FURTHER UPDATE: The Democrat-Gazette reported Tuesday that Rutledge issued a statement late Monday in which she denied having sought unemployment benefits in 2007 after leaving DHS. She said she had sought them in 2009, after leaving a Republican National Committee job, and that it was then that the DHS statement about “gross misconduct” arose. She contends she’s victim of a political vendetta by DHS employees who somehow expected her to run for office seven years later.

Don’t overlook the key point in her short and inglorious tenure at DHS: Mishandling of juvenile cases.

We were on this case long ago, though it got no traction.
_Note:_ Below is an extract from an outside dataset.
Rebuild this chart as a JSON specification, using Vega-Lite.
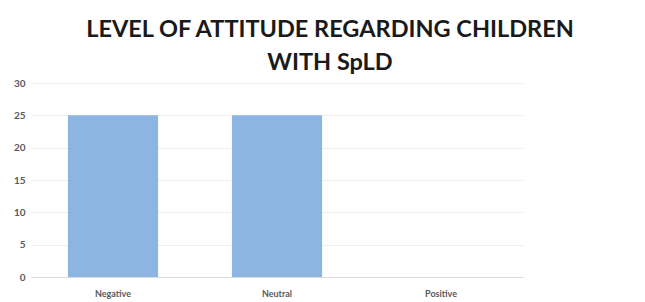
{
  "$schema": "https://vega.github.io/schema/vega-lite/v6.json",
  "autosize": "none",
  "width": 492,
  "height": 194,
  "padding": {"left": 31, "top": 83, "right": 122, "bottom": 25},
  "background": "white",
  "title": {
    "text": ["LEVEL OF ATTITUDE REGARDING CHILDREN", "WITH SpLD"],
    "font": "Lato",
    "fontSize": 23.5,
    "fontWeight": "bold",
    "color": "#1a1a1a",
    "lineHeight": 33,
    "anchor": "middle",
    "dx": 53,
    "offset": 4
  },
  "data": {
    "values": [
      {"level": "Negative", "count": 25},
      {"level": "Neutral", "count": 25},
      {"level": "Positive", "count": 0}
    ]
  },
  "mark": {"type": "bar", "color": "#8DB5E2"},
  "encoding": {
    "x": {
      "field": "level",
      "type": "nominal",
      "sort": null,
      "scale": {"paddingInner": 0.45, "paddingOuter": 0.225},
      "axis": {
        "title": null,
        "labelAngle": 0,
        "labelFont": "Lato",
        "labelFontSize": 9,
        "labelFontWeight": "bold",
        "labelColor": "#595959",
        "labelPadding": 12,
        "ticks": false,
        "domainColor": "#d9d9d9",
        "domainWidth": 1
      }
    },
    "y": {
      "field": "count",
      "type": "quantitative",
      "scale": {"domain": [0, 30]},
      "axis": {
        "title": null,
        "values": [0, 5, 10, 15, 20, 25, 30],
        "labelFont": "Lato",
        "labelFontSize": 10,
        "labelFontWeight": "bold",
        "labelColor": "#595959",
        "labelPadding": 6,
        "ticks": false,
        "domain": false,
        "gridColor": "#efefef",
        "gridWidth": 1
      }
    }
  },
  "config": {"view": {"stroke": null}}
}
Read here about Rutledge’s poor work: She mishandled at least three cases according to records I  dug up in 2014. And if Max may quote himself from 2014:

Rutledge has had at least nine jobs since graduating from law school in 2001 and the work has left few notable marks. Apart from a few months in private practice in Jacksonville and her establishment of a personal law fim in Little Rock when she returned from Washington after the 2012 election, her jobs have been in partisan political or government/patronage positions. A family friend hired her as Court of Appeals law clerk; she worked for 14 months for a Republican prosecutor (on which she bases her campaign claim that she’s an “experienced” prosecutor); she worked 10 months for Gov. Mike Huckabee before an abrupt departure (she had no immediate new job when she left and didn’t find one with the Lonoke prosecutor a couple of months); she worked for the National Republican Congressional Campaign Committee and the Republican National Committee. A search of the state and federal eastern district court databases turns up no cases in which Rutledge has participated as a lawyer since a divorce case in 2007.

Work history counts. To borrow from Rutledge, it’s hard to have confidence in her ability based on the sketchiness of her resume. She should open the doors to a full inspection of her work for children in distress. She won’t.